WORK TO DO:
Pictures excluded, return the lines below from the first through the line holding "sy += [f, h, f, None]".

STORED DATA:
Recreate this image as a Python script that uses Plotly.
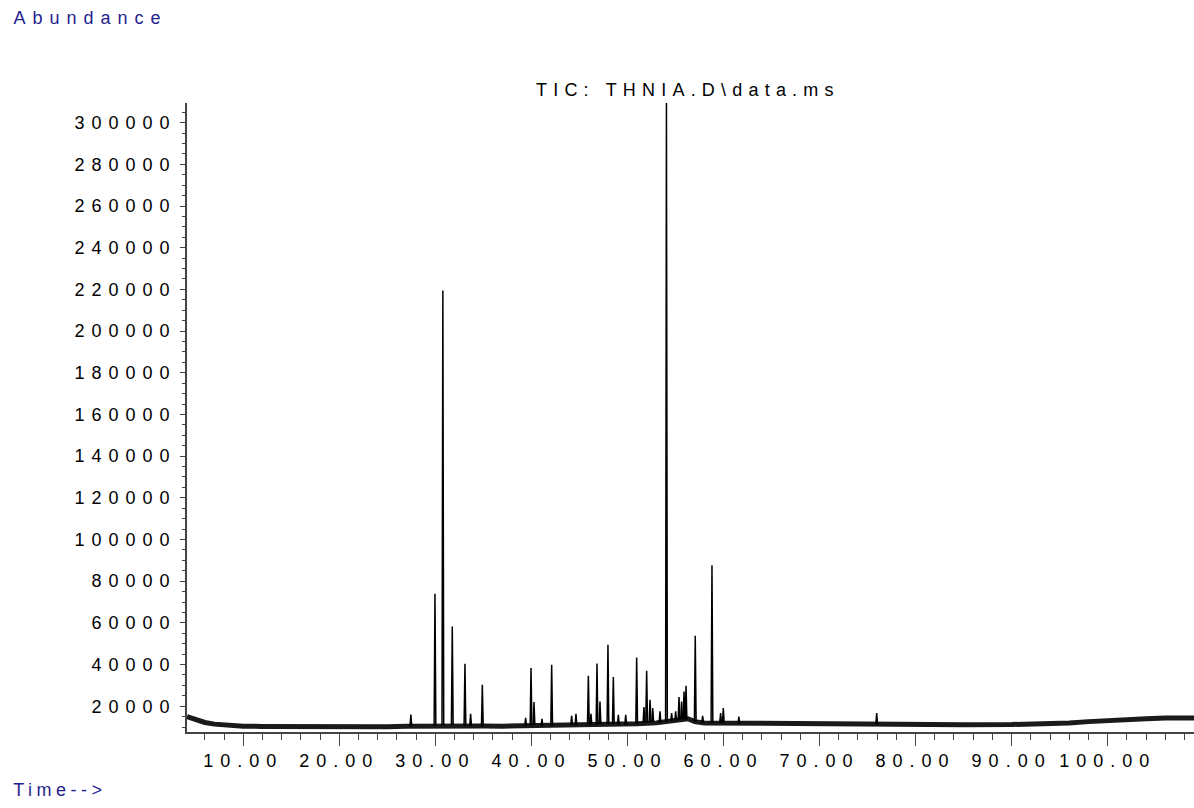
import plotly.graph_objects as go

# ---- data (time in min, abundance) ----
base_time = [4.14, 4.6, 5.2, 6.0, 7.0, 8.0, 9.0, 10, 12, 15, 18, 20, 22, 25, 27, 29, 31, 33, 35, 37,
             40, 43, 45, 47, 49, 51, 53, 54.5, 55.5, 56.3, 57, 58, 60, 62, 65, 70, 75, 80, 85, 90,
             93, 96, 98, 100, 102, 104, 106, 108, 109]
base_abund = [15000, 14200, 13200, 12200, 11400, 10900, 10600, 10400, 10300, 10200, 10200, 10100,
              10300, 10200, 10400, 10500, 10700, 10600, 10500, 10400, 10600, 10700, 11000, 11200,
              11300, 11600, 12000, 12600, 13500, 14000, 12600, 12000, 11900, 11800, 11700, 11500,
              11300, 11200, 11100, 11200, 11500, 12000, 12600, 13200, 13700, 14000, 14300, 14400, 14300]

peak_time = [27.45, 29.96, 30.78, 31.76, 33.08, 33.67, 34.89, 39.40, 39.96, 40.27, 41.10, 42.11,
             44.19, 44.64, 45.93, 46.20, 46.83, 47.14, 47.97, 48.53, 49.05, 49.82, 50.96, 51.72,
             52.00, 52.35, 52.63, 53.39, 54.06, 54.60, 55.02, 55.37, 55.64, 55.89, 56.10, 57.06,
             57.83, 58.80, 59.70, 59.98, 61.60, 75.95]
peak_abund = [16000, 74000, 219500, 58200, 40400, 16400, 30300, 14400, 38300, 22000, 13900, 39900,
              15400, 16400, 34600, 16400, 40500, 22300, 49500, 34000, 15900, 15900, 43400, 19600,
              37000, 23100, 19100, 17500, 310000, 16700, 17500, 24400, 22300, 27100, 29800, 53800,
              15400, 87600, 16700, 19100, 15000, 16700]
peak_foot = [10400, 10600, 10800, 11000, 10600, 10500, 10400, 10700, 10800, 11000, 10600, 10600,
             11000, 11000, 11200, 11300, 11200, 11400, 11300, 11500, 11200, 11300, 11500, 12000,
             12200, 12400, 12300, 12000, 12500, 12800, 13000, 13300, 13600, 13800, 13600, 12500,
             12000, 12000, 12000, 11800, 11600, 11200]

x_tick_step = 10
y_tick_step = 20000

HW = 0.09  # half width of a peak, minutes

sx, sy = [], []
for t, h, f in zip(peak_time, peak_abund, peak_foot):
    sx += [t - HW, t, t + HW, None]
    sy += [f, h, f, None]

fig = go.Figure()
fig.add_trace(go.Scatter(x=base_time, y=base_abund, mode="lines",
                         line=dict(color="#1a1a1a", width=5), hoverinfo="skip"))
fig.add_trace(go.Scatter(x=sx, y=sy, mode="lines",
                         line=dict(color="#000000", width=1.5), connectgaps=False))

axcol = "#444444"
fig.update_layout(
    width=1194, height=808,
    margin=dict(l=187, r=0, t=103, b=76),
    plot_bgcolor="white", paper_bgcolor="white",
    showlegend=False,
    font=dict(family="Liberation Sans, Arial, sans-serif", size=18, color="black"),
    xaxis=dict(range=[4.14, 108.99], showline=True, linecolor=axcol, linewidth=1.5,
               ticks="outside", ticklen=12, tickcolor=axcol, tickwidth=1,
               tick0=0, dtick=x_tick_step, tickformat=".2f", showgrid=False, zeroline=False,
               minor=dict(ticks="outside", ticklen=6, dtick=2, tick0=0, tickcolor=axcol, showgrid=False)),
    yaxis=dict(range=[7626, 309450], showline=True, linecolor=axcol, linewidth=1.5,
               ticks="outside", ticklen=5, tickcolor=axcol, tickwidth=1,
               tick0=0, dtick=y_tick_step, tickformat="d", showgrid=False, zeroline=False,
               minor=dict(ticks="outside", ticklen=3, dtick=5000, tick0=0, tickcolor=axcol, showgrid=False)),
    annotations=[
        dict(text="TIC: THNIA.D\\data.ms", xref="paper", yref="paper", x=0.4975, y=1.0207,
             xanchor="center", yanchor="middle", showarrow=False,
             font=dict(size=18, color="black")),
        dict(text="Abundance", xref="paper", yref="paper", x=-0.0963, y=1.1359,
             xanchor="center", yanchor="middle", showarrow=False,
             font=dict(size=18, color="#1f1f8f")),
        dict(text="Time-->", xref="paper", yref="paper", x=-0.1261, y=-0.0922,
             xanchor="center", yanchor="middle", showarrow=False,
             font=dict(size=18, color="#1f1f8f")),
    ],
)

post = """
(function(){
  document.body.style.margin = '0';
  document.body.style.overflow = 'hidden';
  var gd = document.getElementById('{plot_id}');
  function sp(){
    var cl = gd.querySelectorAll('.annotation [clip-path], .annotation[clip-path]');
    for (var j = 0; j < cl.length; j++) cl[j].removeAttribute('clip-path');
    var ts = gd.querySelectorAll('text');
    for (var i = 0; i < ts.length; i++) {
      var t = ts[i]; var s = t.textContent || '';
      var v = '7px';
      if (s.indexOf('TIC') === 0) v = '6.2px';
      else if (s.indexOf('Time') === 0) v = '4.5px';
      t.style.letterSpacing = v;
    }
  }
  try { sp(); gd.on('plotly_afterplot', sp); } catch (e) {}
  setTimeout(sp, 50); setTimeout(sp, 300);
})();
"""

fig.write_html("out.html", post_script=post, config={"displayModeBar": False})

RESULT BELOW:
Recreate this image as a Python script that uses Plotly.
import plotly.graph_objects as go

# ---- data (time in min, abundance) ----
base_time = [4.14, 4.6, 5.2, 6.0, 7.0, 8.0, 9.0, 10, 12, 15, 18, 20, 22, 25, 27, 29, 31, 33, 35, 37,
             40, 43, 45, 47, 49, 51, 53, 54.5, 55.5, 56.3, 57, 58, 60, 62, 65, 70, 75, 80, 85, 90,
             93, 96, 98, 100, 102, 104, 106, 108, 109]
base_abund = [15000, 14200, 13200, 12200, 11400, 10900, 10600, 10400, 10300, 10200, 10200, 10100,
              10300, 10200, 10400, 10500, 10700, 10600, 10500, 10400, 10600, 10700, 11000, 11200,
              11300, 11600, 12000, 12600, 13500, 14000, 12600, 12000, 11900, 11800, 11700, 11500,
              11300, 11200, 11100, 11200, 11500, 12000, 12600, 13200, 13700, 14000, 14300, 14400, 14300]

peak_time = [27.45, 29.96, 30.78, 31.76, 33.08, 33.67, 34.89, 39.40, 39.96, 40.27, 41.10, 42.11,
             44.19, 44.64, 45.93, 46.20, 46.83, 47.14, 47.97, 48.53, 49.05, 49.82, 50.96, 51.72,
             52.00, 52.35, 52.63, 53.39, 54.06, 54.60, 55.02, 55.37, 55.64, 55.89, 56.10, 57.06,
             57.83, 58.80, 59.70, 59.98, 61.60, 75.95]
peak_abund = [16000, 74000, 219500, 58200, 40400, 16400, 30300, 14400, 38300, 22000, 13900, 39900,
              15400, 16400, 34600, 16400, 40500, 22300, 49500, 34000, 15900, 15900, 43400, 19600,
              37000, 23100, 19100, 17500, 310000, 16700, 17500, 24400, 22300, 27100, 29800, 53800,
              15400, 87600, 16700, 19100, 15000, 16700]
peak_foot = [10400, 10600, 10800, 11000, 10600, 10500, 10400, 10700, 10800, 11000, 10600, 10600,
             11000, 11000, 11200, 11300, 11200, 11400, 11300, 11500, 11200, 11300, 11500, 12000,
             12200, 12400, 12300, 12000, 12500, 12800, 13000, 13300, 13600, 13800, 13600, 12500,
             12000, 12000, 12000, 11800, 11600, 11200]

x_tick_step = 10
y_tick_step = 20000

HW = 0.09  # half width of a peak, minutes

sx, sy = [], []
for t, h, f in zip(peak_time, peak_abund, peak_foot):
    sx += [t - HW, t, t + HW, None]
    sy += [f, h, f, None]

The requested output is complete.